Remember when Bill Murray used to do his Oscar picks on SNL's Weekend Update? (Sorry, I came up empty on You Tube. There's a small picture here but you'll have to use your imagination for the rest.) He usually talked about how he hadn't seen most of the nominees and then picked his winners based on dumb things like how big someone's breasts were.
I haven't seen any of the Best Picture nominees. But I'm going to talk about them anyway. Let's start with the "winner".
Slumdog Millionaire - I just can't get excited about this. I can take or leave Danny Boyle. Even his best movies (like, say, "Trainspotting" or "Shallow Grave") left me entertained but not inspired. I've seen or read nothing that makes me think I'll feel any differently after watching this. But I'll watch it anyway. That's what Netflix is for.
Milk - This is the only one of these five that I have any more than a passing interest in. And it's not much more, trust me. I generally hate biopics. The academy adores them, though. Hence, mediocrities like "Ray" and "Walk the Line" tend to mop up around this time of year. I have the highest hopes for this one, but that's not saying much.
The Curious Case of Benjamin Button - This is the kind of quirky concept that ordinarily peaks my curiosity just a tad. But I'm not a big David Fincher fan. (Okay, "Zodiac" was pretty good, but that's about it.) And I may be the only person in the world who is not gaga over Cate Blanchett. (Go ahead. Say it.) I think I may be a bit quirked out now at this point, anyway. After "Eternal Sunshine of the Spotless Mind" I think we need to retire the whole idea.
The Reader - I read that there was a scene on Ricky Gervais' "Extras" in which Kate Winslet mentioned that she'd need to do a holocaust drama to get that elusive statuette. Ha! Satire is always eclipsed by the truth eventually. Just watch "Network" now. It was way over the top in 1976. Now reality (TV) has gone way past it. The concept of this movie bugs me. We're supposed to feel something for someone who committed atrocities because, what, she learns to read?
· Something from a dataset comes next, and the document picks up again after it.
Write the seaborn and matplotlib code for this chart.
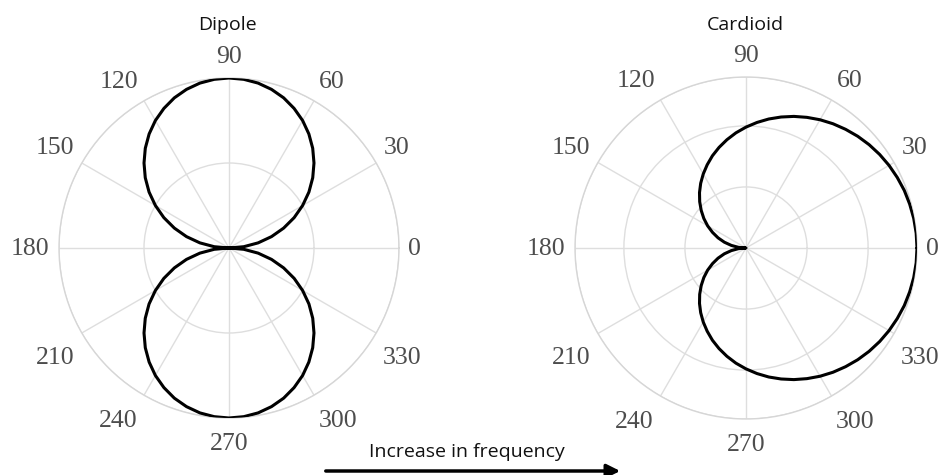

After getting poked by a minor? Reading is supposed to wash all this away? How about getting down on your knees and (hey, wait for the rest, already) begging for forgiveness for what you did? And, for the record, I feel the same way about Kate Winslet as I do about Cate Blanchett. (Go ahead. Say it.)
Frost/Nixon - Can I tell you how much I hate Ron Howard? He seems like a swell guy and it looks like his heart is always in the right place. He just doesn't have any discernible talent as a director. He epitomizes the term "Hollywood hack". And yet, he is continually lauded by the academy and its drooling sycophants. "The Da Vinci Code" was a crappy movie based on a crappy book that itself was begging to be made into a crappy-but-fun movie. Instead we got crappy and not fun. At least it didn't get nominated for anything. "A Beautiful Mind", on the other hand? Why, God, why? Excuse me, but I thought it sucked. Howard has absolutely no trust in his audience to "get" anything. He needs to spell everything out and, in doing so, he drains the life out of it. I love Frank Langella though. So I'll watch it for him.
What this boils down to is five films made by five directors with whom I have spotty relationships, at best. (I didn't talk about Gus Van Sant or Stephen Daldry, but Van Sant is closer to Boyle for me while Daldry is closer to Howard.) Last year, we had two of my favorite directing entities, Paul Thomas Anderson and the Coen Brothers, represented by some of their best work, as well as two other films that I thought were terrific, "Michael Clayton" and "Juno". This year? Poop.
I suppose I shouldn't say that without actually seeing the movies. But if Bill Murray can get away with it, so can I. Tell me I'm wrong, please.